I've Chosen My Subject - How Do I Choose My Course?

By Isabel Freedman

Since looking at universities begins in earnest quite quickly after starting Sixth Form, I was fortunate enough to know what I wanted to study – History. It soon became apparent, however, that the History course at University A was not the same as the History course at University B, producing a whole new set of consideration concerning where I might want to study this particular subject. Of course, choosing a university is about more than ensuring the course is right; nonetheless, this is an important part of the selection process.


The breadth of the course was perhaps my top academic criteria as I flicked through various prospectuses to narrow down my choices. Whilst some universities offer ‘History’ courses that are extensive in scope (ranging from the late centuries BC to the early 21st-century), others offer a greater number of more specialised courses: ‘Medieval History’, ‘Modern History’, or ‘Ancient, Medieval and Modern History’. Similar variation applies to other courses, too, so be sure to check that the course you pick offers the scope and modules that will allow you to study the topics, within your chosen subject, that most excite you.


It is a good idea to consider the structure of the course alongside its breadth or specificity.
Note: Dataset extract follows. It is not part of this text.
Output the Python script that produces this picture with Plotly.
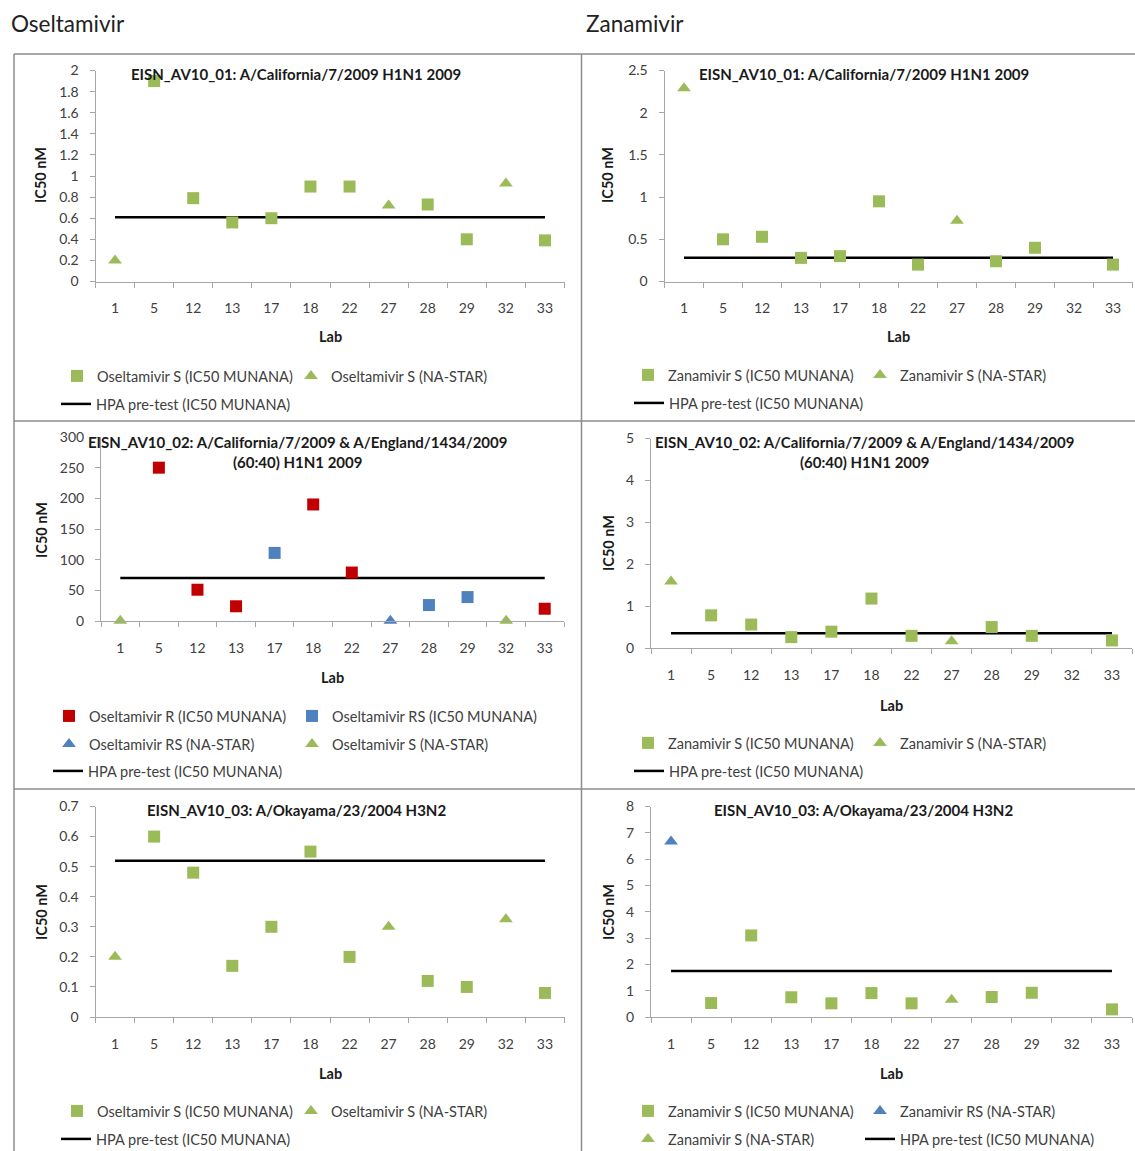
import plotly.graph_objects as go

W, H = 1135, 1151

labs = ["1", "5", "12", "13", "17", "18", "22", "27", "28", "29", "32", "33"]

# Panel 1: Oseltamivir, EISN_AV10_01
p1_s_mun_labs = ["5", "12", "13", "17", "18", "22", "28", "29", "33"]
p1_s_mun_vals = [1.9, 0.79, 0.56, 0.60, 0.90, 0.90, 0.73, 0.40, 0.39]
p1_s_star_labs = ["1", "27", "32"]
p1_s_star_vals = [0.20, 0.72, 0.93]
p1_hpa = 0.61

# Panel 2: Zanamivir, EISN_AV10_01
p2_s_mun_labs = ["5", "12", "13", "17", "18", "22", "28", "29", "33"]
p2_s_mun_vals = [0.50, 0.53, 0.28, 0.30, 0.95, 0.20, 0.24, 0.40, 0.20]
p2_s_star_labs = ["1", "27"]
p2_s_star_vals = [2.29, 0.72]
p2_hpa = 0.28

# Panel 3: Oseltamivir, EISN_AV10_02
p3_r_mun_labs = ["5", "12", "13", "18", "22", "33"]
p3_r_mun_vals = [250, 51, 24, 190, 79, 20]
p3_rs_mun_labs = ["17", "28", "29"]
p3_rs_mun_vals = [111, 26, 39]
p3_rs_star_labs = ["27"]
p3_rs_star_vals = [0.5]
p3_s_star_labs = ["1", "32"]
p3_s_star_vals = [0.5, 0.5]
p3_hpa = 70

# Panel 4: Zanamivir, EISN_AV10_02
p4_s_mun_labs = ["5", "12", "13", "17", "18", "22", "28", "29", "33"]
p4_s_mun_vals = [0.78, 0.56, 0.26, 0.39, 1.18, 0.29, 0.50, 0.29, 0.18]
p4_s_star_labs = ["1", "27"]
p4_s_star_vals = [1.59, 0.16]
p4_hpa = 0.35

# Panel 5: Oseltamivir, EISN_AV10_03
p5_s_mun_labs = ["5", "12", "13", "17", "18", "22", "28", "29", "33"]
p5_s_mun_vals = [0.60, 0.48, 0.17, 0.30, 0.55, 0.20, 0.12, 0.10, 0.08]
p5_s_star_labs = ["1", "27", "32"]
p5_s_star_vals = [0.20, 0.30, 0.325]
p5_hpa = 0.52

# Panel 6: Zanamivir, EISN_AV10_03
p6_s_mun_labs = ["5", "12", "13", "17", "18", "22", "28", "29", "33"]
p6_s_mun_vals = [0.53, 3.1, 0.75, 0.52, 0.91, 0.52, 0.76, 0.92, 0.29]
p6_rs_star_labs = ["1"]
p6_rs_star_vals = [6.67]
p6_s_star_labs = ["27"]
p6_s_star_vals = [0.66]
p6_hpa = 1.75

GREEN = "#9BBB59"
RED = "#C00000"
BLUE = "#4F81BD"
AXC = "#A6A6A6"
TXT = "#404040"
DARK = "#1a1a1a"
FONT = "Lato"

fig = go.Figure()


def sfx_of(k):
    return "" if k == 1 else str(k)


def sq(x, y, name, color, k, leg, lw=None):
    s = sfx_of(k)
    return go.Scatter(x=x, y=y, mode="markers", name=name,
                      marker=dict(symbol="square", size=12, color=color),
                      xaxis="x" + s, yaxis="y" + s, legend=leg, legendwidth=lw,
                      cliponaxis=False)


def tri(x, y, name, color, k, leg, lw=None):
    s = sfx_of(k)
    return go.Scatter(x=x, y=y, mode="markers", name=name,
                      marker=dict(symbol="triangle-up", size=12, color=color),
                      xaxis="x" + s, yaxis="y" + s, legend=leg, legendwidth=lw,
                      cliponaxis=False)


def hpa(v, k, leg):
    s = sfx_of(k)
    return go.Scatter(x=[labs[0], labs[-1]], y=[v, v], mode="lines",
                      name="HPA pre-test (IC50 MUNANA)",
                      line=dict(color="black", width=2.5),
                      xaxis="x" + s, yaxis="y" + s, legend=leg, cliponaxis=False)


# Panel 1
fig.add_trace(hpa(p1_hpa, 1, "legend2"))
fig.add_trace(sq(p1_s_mun_labs, p1_s_mun_vals, "Oseltamivir S (IC50 MUNANA)", GREEN, 1, "legend", 189))
fig.add_trace(tri(p1_s_star_labs, p1_s_star_vals, "Oseltamivir S (NA-STAR)", GREEN, 1, "legend"))
# Panel 2
fig.add_trace(hpa(p2_hpa, 2, "legend4"))
fig.add_trace(sq(p2_s_mun_labs, p2_s_mun_vals, "Zanamivir S (IC50 MUNANA)", GREEN, 2, "legend3", 187))
fig.add_trace(tri(p2_s_star_labs, p2_s_star_vals, "Zanamivir S (NA-STAR)", GREEN, 2, "legend3"))
# Panel 3
fig.add_trace(hpa(p3_hpa, 3, "legend7"))
fig.add_trace(sq(p3_r_mun_labs, p3_r_mun_vals, "Oseltamivir R (IC50 MUNANA)", RED, 3, "legend5", 198))
fig.add_trace(sq(p3_rs_mun_labs, p3_rs_mun_vals, "Oseltamivir RS (IC50 MUNANA)", BLUE, 3, "legend5"))
fig.add_trace(tri(p3_rs_star_labs, p3_rs_star_vals, "Oseltamivir RS (NA-STAR)", BLUE, 3, "legend6", 198))
fig.add_trace(tri(p3_s_star_labs, p3_s_star_vals, "Oseltamivir S (NA-STAR)", GREEN, 3, "legend6"))
# Panel 4
fig.add_trace(hpa(p4_hpa, 4, "legend9"))
fig.add_trace(sq(p4_s_mun_labs, p4_s_mun_vals, "Zanamivir S (IC50 MUNANA)", GREEN, 4, "legend8", 187))
fig.add_trace(tri(p4_s_star_labs, p4_s_star_vals, "Zanamivir S (NA-STAR)", GREEN, 4, "legend8"))
# Panel 5
fig.add_trace(hpa(p5_hpa, 5, "legend11"))
fig.add_trace(sq(p5_s_mun_labs, p5_s_mun_vals, "Oseltamivir S (IC50 MUNANA)", GREEN, 5, "legend10", 189))
fig.add_trace(tri(p5_s_star_labs, p5_s_star_vals, "Oseltamivir S (NA-STAR)", GREEN, 5, "legend10"))
# Panel 6
fig.add_trace(sq(p6_s_mun_labs, p6_s_mun_vals, "Zanamivir S (IC50 MUNANA)", GREEN, 6, "legend12", 187))
fig.add_trace(tri(p6_rs_star_labs, p6_rs_star_vals, "Zanamivir RS (NA-STAR)", BLUE, 6, "legend12"))
fig.add_trace(tri(p6_s_star_labs, p6_s_star_vals, "Zanamivir S (NA-STAR)", GREEN, 6, "legend13", 187))
fig.add_trace(hpa(p6_hpa, 6, "legend13"))

# panel geometry in pixels: (x_left, x_right, y_top, y_bottom, ymax, dtick)
panels = [
    (95.5, 564.5, 70.5, 281.5, 2, 0.2),
    (664.5, 1132.5, 70.5, 281.5, 2.5, 0.5),
    (101, 564, 437, 621, 300, 50),
    (651, 1132, 438.5, 648, 5, 1),
    (95.5, 564.5, 806.5, 1017, 0.7, 0.1),
    (651, 1132, 806.5, 1017, 8, 1),
]

layout = dict(width=W, height=H,
              margin=dict(l=0, r=0, t=0, b=0, pad=0, autoexpand=False),
              paper_bgcolor="white", plot_bgcolor="white",
              font=dict(family=FONT, size=14, color=TXT))

for i, (xl, xr, yt, yb, ymax, dt) in enumerate(panels, start=1):
    s = sfx_of(i)
    layout["xaxis" + s] = dict(
        domain=[xl / W, xr / W], anchor="y" + s, type="category",
        categoryorder="array", categoryarray=labs, range=[-0.5, len(labs) - 0.5],
        showline=True, linecolor=AXC, linewidth=1, ticks="outside", ticklen=5,
        tickcolor=AXC, tickson="boundaries", showgrid=False, zeroline=False,
        tickfont=dict(size=14, color=TXT), ticklabelstandoff=14,
        automargin=False, fixedrange=True)
    layout["yaxis" + s] = dict(
        domain=[1 - yb / H, 1 - yt / H], anchor="x" + s, range=[0, ymax],
        tick0=0, dtick=dt, showline=True, linecolor=AXC, linewidth=1,
        ticks="outside", ticklen=5, tickcolor=AXC, showgrid=False, zeroline=False,
        tickfont=dict(size=14, color=TXT), ticklabelstandoff=8,
        automargin=False, fixedrange=True)

# legends: (name, item start x px, row center y px)
legends = [
    ("legend", 57, 376), ("legend2", 56, 404),
    ("legend3", 628, 375), ("legend4", 629, 403),
    ("legend5", 49, 716), ("legend6", 49, 744), ("legend7", 48, 771),
    ("legend8", 628, 743), ("legend9", 629, 771),
    ("legend10", 57, 1111), ("legend11", 56, 1139),
    ("legend12", 628, 1111), ("legend13", 628, 1139),
]
for name, lx, ly in legends:
    layout[name] = dict(x=lx / W, xanchor="left", y=1 - ly / H, yanchor="middle",
                        orientation="h", entrywidthmode="pixels",
                        bgcolor="rgba(0,0,0,0)", borderwidth=0,
                        font=dict(family=FONT, size=14.5, color=TXT),
                        traceorder="normal", itemclick=False, itemdoubleclick=False)

fig.update_layout(**layout)

annotations = []


def txt(x, y, s, size=14, bold=False, angle=0, xanchor="center", color=TXT):
    annotations.append(dict(
        x=x / W, y=1 - y / H, xref="paper", yref="paper", text=("<b>%s</b>" % s) if bold else s,
        showarrow=False, xanchor=xanchor, yanchor="middle", textangle=angle,
        font=dict(family=FONT, size=size, color=color)))


txt(9, 23, "Oseltamivir", size=22.5, xanchor="left", color="#222222")
txt(584, 23, "Zanamivir", size=22.5, xanchor="left", color="#222222")

TS = 15
txt(296, 74, "EISN_AV10_01: A/California/7/2009 H1N1 2009", size=TS, bold=True, color=DARK)
txt(864, 74, "EISN_AV10_01: A/California/7/2009 H1N1 2009", size=TS, bold=True, color=DARK)
txt(297, 452, "EISN_AV10_02: A/California/7/2009 &amp; A/England/1434/2009<br>(60:40) H1N1 2009",
    size=TS, bold=True, color=DARK)
txt(864, 452, "EISN_AV10_02: A/California/7/2009 &amp; A/England/1434/2009<br>(60:40) H1N1 2009",
    size=TS, bold=True, color=DARK)
txt(296, 810, "EISN_AV10_03: A/Okayama/23/2004 H3N2", size=TS, bold=True, color=DARK)
txt(863, 810, "EISN_AV10_03: A/Okayama/23/2004 H3N2", size=TS, bold=True, color=DARK)

for (x, y) in [(41, 175), (608, 175), (41, 530), (608, 543), (41, 912), (608, 912)]:
    txt(x, y, "IC50 nM", size=14.5, bold=True, angle=-90, color=DARK)
for (x, y) in [(330, 337), (898, 337), (332, 678), (891, 705), (330, 1073), (891, 1073)]:
    txt(x, y, "Lab", size=14.5, bold=True, color=DARK)

fig.update_layout(annotations=annotations)

# panel frames
BC = "#8C8C8C"
shapes = []


def ln(x0, y0, x1, y1):
    shapes.append(dict(type="line", xref="paper", yref="paper",
                       x0=x0 / W, y0=1 - y0 / H, x1=x1 / W, y1=1 - y1 / H,
                       line=dict(color=BC, width=1.5)))


ln(14, 54, 14, H)
ln(581.5, 54, 581.5, H)
ln(14, 54, W, 54)
ln(14, 421, W, 421)
ln(14, 789, W, 789)
fig.update_layout(shapes=shapes)

fig.write_html("out.html")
A course which appears, from its overall description, extremely wide-ranging, might actually be structured in a way that makes it difficult to explore your full range of interests. The number of compulsory modules students must take, how soon they have to specialise or pick a ‘pathway’ within their degree, and whether modules can be ‘borrowed’ from other departments are all points to look out for (especially for those considering joint honours).


If there is little to differentiate some of your top-pick universities in terms of course content and structure, I would encourage research into the methods of teaching and assessment for your chosen course. Broadly speaking, most UK degrees involve a combination of lectures and smaller group work, perhaps even one-on-one classes. Most also combine exams and project-work. That said, different teaching and assessment methods are weighted differently, depending on which course you study and where. Though difficult to determine from your experiences at school, it is well-worth considering which environments you feel will best aid both your learning and your academic performance – and which you most enjoy!